# [Collected material]
---

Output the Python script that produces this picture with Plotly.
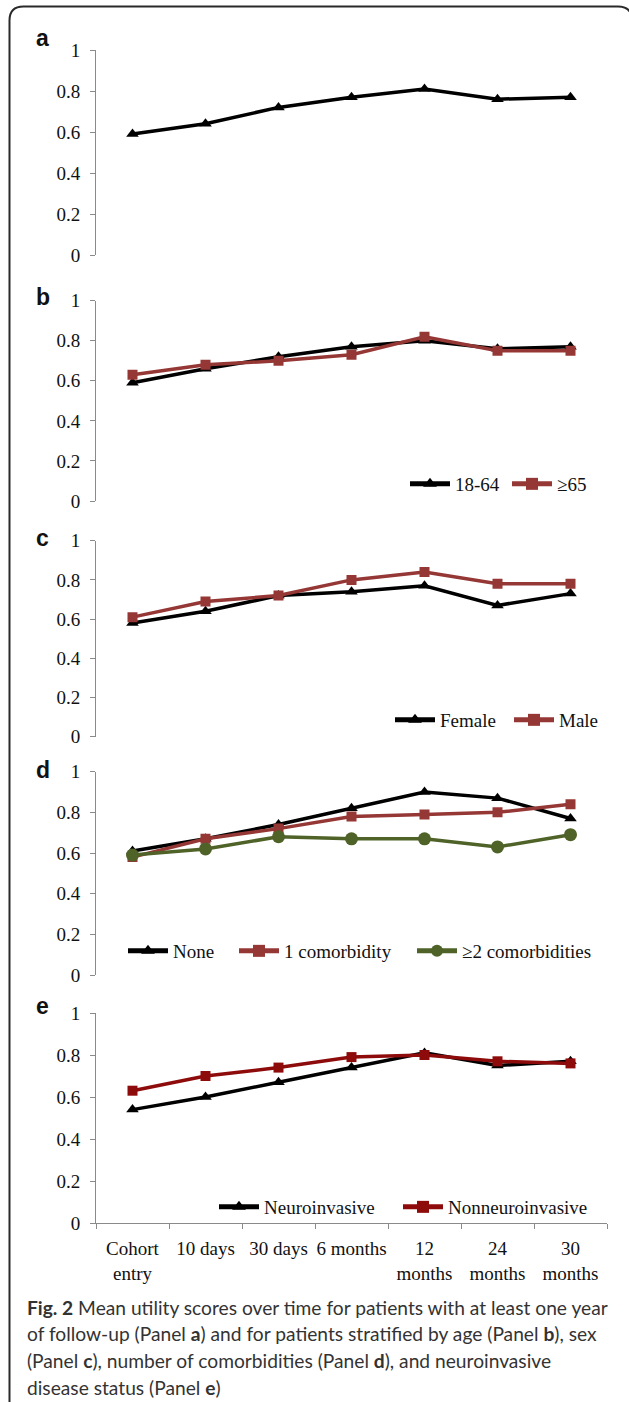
import plotly.graph_objects as go

W, H = 629, 1402

# ---------------- data ----------------
categories = ["Cohort<br>entry", "10 days", "30 days", "6 months",
              "12<br>months", "24<br>months", "30<br>months"]
y_tickvals = [0, 0.2, 0.4, 0.6, 0.8, 1]
y_ticktext = ["0", "0.2", "0.4", "0.6", "0.8", "1"]

overall = [0.59, 0.64, 0.72, 0.77, 0.81, 0.76, 0.77]
age_18_64 = [0.59, 0.66, 0.72, 0.77, 0.80, 0.76, 0.77]
age_65_plus = [0.63, 0.68, 0.70, 0.73, 0.82, 0.75, 0.75]
female = [0.58, 0.64, 0.72, 0.74, 0.77, 0.67, 0.73]
male = [0.61, 0.69, 0.72, 0.80, 0.84, 0.78, 0.78]
como_none = [0.61, 0.67, 0.74, 0.82, 0.90, 0.87, 0.77]
como_one = [0.58, 0.67, 0.72, 0.78, 0.79, 0.80, 0.84]
como_two_plus = [0.59, 0.62, 0.68, 0.67, 0.67, 0.63, 0.69]
neuroinvasive = [0.54, 0.60, 0.67, 0.74, 0.81, 0.75, 0.77]
nonneuroinvasive = [0.63, 0.70, 0.74, 0.79, 0.80, 0.77, 0.76]

panel_letters = ["a", "b", "c", "d", "e"]
caption_lines = [
    "<b>Fig. 2</b> Mean utility scores over time for patients with at least one year",
    "of follow-up (Panel <b>a</b>) and for patients stratified by age (Panel <b>b</b>), sex",
    "(Panel <b>c</b>), number of comorbidities (Panel <b>d</b>), and neuroinvasive",
    "disease status (Panel <b>e</b>)",
]

# ---------------- styles ----------------
SERIF = "Liberation Serif, Times New Roman, serif"
SANS = "Liberation Sans, Arial, sans-serif"
CAPF = "Lato, Open Sans, sans-serif"
BLACK = "#000000"
RED = "#953735"
DARKRED = "#8E0B0B"
GREEN = "#4F6228"
AXIS_GREY = "#8a8a8a"
TXT = "#111111"
FS = 19

# pixel geometry of each panel: (y pixel of value 1, y pixel of value 0)
panel_px = [(50, 255), (300.7, 501), (540.7, 736.7), (771.7, 975), (1013, 1223)]
x_px = (96, 607)

# legend anchors (left px, centre y px)
legend_px = [None, (405, 484), (390, 720), (123, 951), (214, 1207)]

# (name, values, colour, symbol, marker size, legend entry width)
panel_series = [
    [("Overall", overall, BLACK, "triangle-up", 11, 0)],
    [("18-64", age_18_64, BLACK, "triangle-up", 11, 47),
     ("\u226565", age_65_plus, RED, "square", 10, 40)],
    [("Female", female, BLACK, "triangle-up", 11, 64),
     ("Male", male, RED, "square", 10, 45)],
    [("None", como_none, BLACK, "triangle-up", 11, 56),
     ("1 comorbidity", como_one, RED, "square", 10, 123),
     ("\u22652 comorbidities", como_two_plus, GREEN, "circle", 13, 140)],
    [("Neuroinvasive", neuroinvasive, BLACK, "triangle-up", 11, 129),
     ("Nonneuroinvasive", nonneuroinvasive, DARKRED, "square", 10, 150)],
]

fig = go.Figure()
layout = dict(
    width=W, height=H,
    margin=dict(l=0, r=0, t=0, b=0, autoexpand=False),
    paper_bgcolor="white", plot_bgcolor="white",
    showlegend=True,
)

legend_names = {1: "legend", 2: "legend2", 3: "legend3", 4: "legend4"}

for i, series in enumerate(panel_series):
    n = i + 1
    xa = "x" if n == 1 else f"x{n}"
    ya = "y" if n == 1 else f"y{n}"
    for (name, vals, col, sym, ms, lw) in series:
        kw = {}
        if lw:
            kw["legendwidth"] = lw
        fig.add_trace(go.Scatter(
            x=categories, y=vals, name=name, mode="lines+markers",
            line=dict(color=col, width=3.5),
            marker=dict(symbol=sym, size=ms, color=col),
            xaxis=xa, yaxis=ya,
            showlegend=(i > 0),
            legend=legend_names.get(i, "legend"),
            **kw,
        ))
    top, bot = panel_px[i]
    layout["xaxis" if n == 1 else f"xaxis{n}"] = dict(
        domain=[x_px[0] / W, x_px[1] / W],
        anchor=ya, type="category", range=[-0.5, 6.5],
        showgrid=False, zeroline=False,
        showline=(n == 5), linecolor=AXIS_GREY, linewidth=1,
        ticks="outside" if n == 5 else "", ticklen=5, tickcolor=AXIS_GREY,
        tickson="boundaries", tickangle=0,
        ticklabelstandoff=8,
        showticklabels=(n == 5),
        tickfont=dict(family=SERIF, size=FS, color=TXT),
        automargin=False,
        fixedrange=True,
    )
    layout["yaxis" if n == 1 else f"yaxis{n}"] = dict(
        domain=[1 - bot / H, 1 - top / H],
        anchor=xa, range=[0, 1],
        showgrid=False, zeroline=False,
        showline=True, linecolor=AXIS_GREY, linewidth=1,
        ticks="outside", ticklen=5, tickcolor=AXIS_GREY,
        tickvals=y_tickvals, ticktext=y_ticktext,
        ticklabelstandoff=6,
        tickfont=dict(family=SERIF, size=FS, color=TXT),
        automargin=False,
        fixedrange=True,
    )
    if i > 0:
        lx, ly = legend_px[i]
        layout[legend_names[i]] = dict(
            orientation="h", x=lx / W, xanchor="left",
            y=1 - ly / H, yanchor="middle",
            bgcolor="rgba(0,0,0,0)", borderwidth=0,
            font=dict(family=SERIF, size=FS, color=TXT),
            itemsizing="constant", traceorder="normal",
            itemwidth=40, entrywidthmode="pixels",
        )

annotations = []
letter_y = [38, 297, 538, 770, 1006]
for L, yy in zip(panel_letters, letter_y):
    annotations.append(dict(
        text=f"<b>{L}</b>", x=34 / W, y=1 - yy / H, xref="paper", yref="paper",
        xanchor="left", yanchor="middle", showarrow=False,
        font=dict(family=SANS, size=23, color="#111111"),
    ))
cap_y = [1307, 1333, 1360, 1387]
for t, yy in zip(caption_lines, cap_y):
    annotations.append(dict(
        text=t, x=25 / W, y=1 - yy / H, xref="paper", yref="paper",
        xanchor="left", yanchor="middle", showarrow=False,
        font=dict(family=CAPF, size=19.2, color="#333333"),
    ))
layout["annotations"] = annotations

# rounded frame (right and bottom edges fall outside the image)
def px(x, y):
    return f"{x / W:.5f},{1 - y / H:.5f}"
r = 14
left, top, right, bottom = 9.5, 6.5, 632, 1420
path = (f"M{px(left, bottom)} L{px(left, top + r)} Q{px(left, top)} {px(left + r, top)} "
        f"L{px(right - r, top)} Q{px(right, top)} {px(right, top + r)} L{px(right, bottom)}")
layout["shapes"] = [dict(type="path", path=path, xref="paper", yref="paper",
                         line=dict(color="#2a2a2a", width=2))]

fig.update_layout(**layout)
fig.write_html(
    "out.html",
    config={"displayModeBar": False},
    post_script=(
        "document.documentElement.style.margin='0';"
        "document.body.style.margin='0';document.body.style.overflow='hidden';"
        "var gd=document.getElementById('{plot_id}');"
        "gd.style.position='fixed';gd.style.top='0px';gd.style.left='0px';"
    ),
)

---

Reproduce the listing word for word and omit its pictures.

# [Reply to the exercise]
Output the Python script that produces this picture with Plotly.
import plotly.graph_objects as go

W, H = 629, 1402

# ---------------- data ----------------
categories = ["Cohort<br>entry", "10 days", "30 days", "6 months",
              "12<br>months", "24<br>months", "30<br>months"]
y_tickvals = [0, 0.2, 0.4, 0.6, 0.8, 1]
y_ticktext = ["0", "0.2", "0.4", "0.6", "0.8", "1"]

overall = [0.59, 0.64, 0.72, 0.77, 0.81, 0.76, 0.77]
age_18_64 = [0.59, 0.66, 0.72, 0.77, 0.80, 0.76, 0.77]
age_65_plus = [0.63, 0.68, 0.70, 0.73, 0.82, 0.75, 0.75]
female = [0.58, 0.64, 0.72, 0.74, 0.77, 0.67, 0.73]
male = [0.61, 0.69, 0.72, 0.80, 0.84, 0.78, 0.78]
como_none = [0.61, 0.67, 0.74, 0.82, 0.90, 0.87, 0.77]
como_one = [0.58, 0.67, 0.72, 0.78, 0.79, 0.80, 0.84]
como_two_plus = [0.59, 0.62, 0.68, 0.67, 0.67, 0.63, 0.69]
neuroinvasive = [0.54, 0.60, 0.67, 0.74, 0.81, 0.75, 0.77]
nonneuroinvasive = [0.63, 0.70, 0.74, 0.79, 0.80, 0.77, 0.76]

panel_letters = ["a", "b", "c", "d", "e"]
caption_lines = [
    "<b>Fig. 2</b> Mean utility scores over time for patients with at least one year",
    "of follow-up (Panel <b>a</b>) and for patients stratified by age (Panel <b>b</b>), sex",
    "(Panel <b>c</b>), number of comorbidities (Panel <b>d</b>), and neuroinvasive",
    "disease status (Panel <b>e</b>)",
]

# ---------------- styles ----------------
SERIF = "Liberation Serif, Times New Roman, serif"
SANS = "Liberation Sans, Arial, sans-serif"
CAPF = "Lato, Open Sans, sans-serif"
BLACK = "#000000"
RED = "#953735"
DARKRED = "#8E0B0B"
GREEN = "#4F6228"
AXIS_GREY = "#8a8a8a"
TXT = "#111111"
FS = 19

# pixel geometry of each panel: (y pixel of value 1, y pixel of value 0)
panel_px = [(50, 255), (300.7, 501), (540.7, 736.7), (771.7, 975), (1013, 1223)]
x_px = (96, 607)

# legend anchors (left px, centre y px)
legend_px = [None, (405, 484), (390, 720), (123, 951), (214, 1207)]

# (name, values, colour, symbol, marker size, legend entry width)
panel_series = [
    [("Overall", overall, BLACK, "triangle-up", 11, 0)],
    [("18-64", age_18_64, BLACK, "triangle-up", 11, 47),
     ("\u226565", age_65_plus, RED, "square", 10, 40)],
    [("Female", female, BLACK, "triangle-up", 11, 64),
     ("Male", male, RED, "square", 10, 45)],
    [("None", como_none, BLACK, "triangle-up", 11, 56),
     ("1 comorbidity", como_one, RED, "square", 10, 123),
     ("\u22652 comorbidities", como_two_plus, GREEN, "circle", 13, 140)],
    [("Neuroinvasive", neuroinvasive, BLACK, "triangle-up", 11, 129),
     ("Nonneuroinvasive", nonneuroinvasive, DARKRED, "square", 10, 150)],
]

fig = go.Figure()
layout = dict(
    width=W, height=H,
    margin=dict(l=0, r=0, t=0, b=0, autoexpand=False),
    paper_bgcolor="white", plot_bgcolor="white",
    showlegend=True,
)

legend_names = {1: "legend", 2: "legend2", 3: "legend3", 4: "legend4"}

for i, series in enumerate(panel_series):
    n = i + 1
    xa = "x" if n == 1 else f"x{n}"
    ya = "y" if n == 1 else f"y{n}"
    for (name, vals, col, sym, ms, lw) in series:
        kw = {}
        if lw:
            kw["legendwidth"] = lw
        fig.add_trace(go.Scatter(
            x=categories, y=vals, name=name, mode="lines+markers",
            line=dict(color=col, width=3.5),
            marker=dict(symbol=sym, size=ms, color=col),
            xaxis=xa, yaxis=ya,
            showlegend=(i > 0),
            legend=legend_names.get(i, "legend"),
            **kw,
        ))
    top, bot = panel_px[i]
    layout["xaxis" if n == 1 else f"xaxis{n}"] = dict(
        domain=[x_px[0] / W, x_px[1] / W],
        anchor=ya, type="category", range=[-0.5, 6.5],
        showgrid=False, zeroline=False,
        showline=(n == 5), linecolor=AXIS_GREY, linewidth=1,
        ticks="outside" if n == 5 else "", ticklen=5, tickcolor=AXIS_GREY,
        tickson="boundaries", tickangle=0,
        ticklabelstandoff=8,
        showticklabels=(n == 5),
        tickfont=dict(family=SERIF, size=FS, color=TXT),
        automargin=False,
        fixedrange=True,
    )
    layout["yaxis" if n == 1 else f"yaxis{n}"] = dict(
        domain=[1 - bot / H, 1 - top / H],
        anchor=xa, range=[0, 1],
        showgrid=False, zeroline=False,
        showline=True, linecolor=AXIS_GREY, linewidth=1,
        ticks="outside", ticklen=5, tickcolor=AXIS_GREY,
        tickvals=y_tickvals, ticktext=y_ticktext,
        ticklabelstandoff=6,
        tickfont=dict(family=SERIF, size=FS, color=TXT),
        automargin=False,
        fixedrange=True,
    )
    if i > 0:
        lx, ly = legend_px[i]
        layout[legend_names[i]] = dict(
            orientation="h", x=lx / W, xanchor="left",
            y=1 - ly / H, yanchor="middle",
            bgcolor="rgba(0,0,0,0)", borderwidth=0,
            font=dict(family=SERIF, size=FS, color=TXT),
            itemsizing="constant", traceorder="normal",
            itemwidth=40, entrywidthmode="pixels",
        )

annotations = []
letter_y = [38, 297, 538, 770, 1006]
for L, yy in zip(panel_letters, letter_y):
    annotations.append(dict(
        text=f"<b>{L}</b>", x=34 / W, y=1 - yy / H, xref="paper", yref="paper",
        xanchor="left", yanchor="middle", showarrow=False,
        font=dict(family=SANS, size=23, color="#111111"),
    ))
cap_y = [1307, 1333, 1360, 1387]
for t, yy in zip(caption_lines, cap_y):
    annotations.append(dict(
        text=t, x=25 / W, y=1 - yy / H, xref="paper", yref="paper",
        xanchor="left", yanchor="middle", showarrow=False,
        font=dict(family=CAPF, size=19.2, color="#333333"),
    ))
layout["annotations"] = annotations

# rounded frame (right and bottom edges fall outside the image)
def px(x, y):
    return f"{x / W:.5f},{1 - y / H:.5f}"
r = 14
left, top, right, bottom = 9.5, 6.5, 632, 1420
path = (f"M{px(left, bottom)} L{px(left, top + r)} Q{px(left, top)} {px(left + r, top)} "
        f"L{px(right - r, top)} Q{px(right, top)} {px(right, top + r)} L{px(right, bottom)}")
layout["shapes"] = [dict(type="path", path=path, xref="paper", yref="paper",
                         line=dict(color="#2a2a2a", width=2))]

fig.update_layout(**layout)
fig.write_html(
    "out.html",
    config={"displayModeBar": False},
    post_script=(
        "document.documentElement.style.margin='0';"
        "document.body.style.margin='0';document.body.style.overflow='hidden';"
        "var gd=document.getElementById('{plot_id}');"
        "gd.style.position='fixed';gd.style.top='0px';gd.style.left='0px';"
    ),
)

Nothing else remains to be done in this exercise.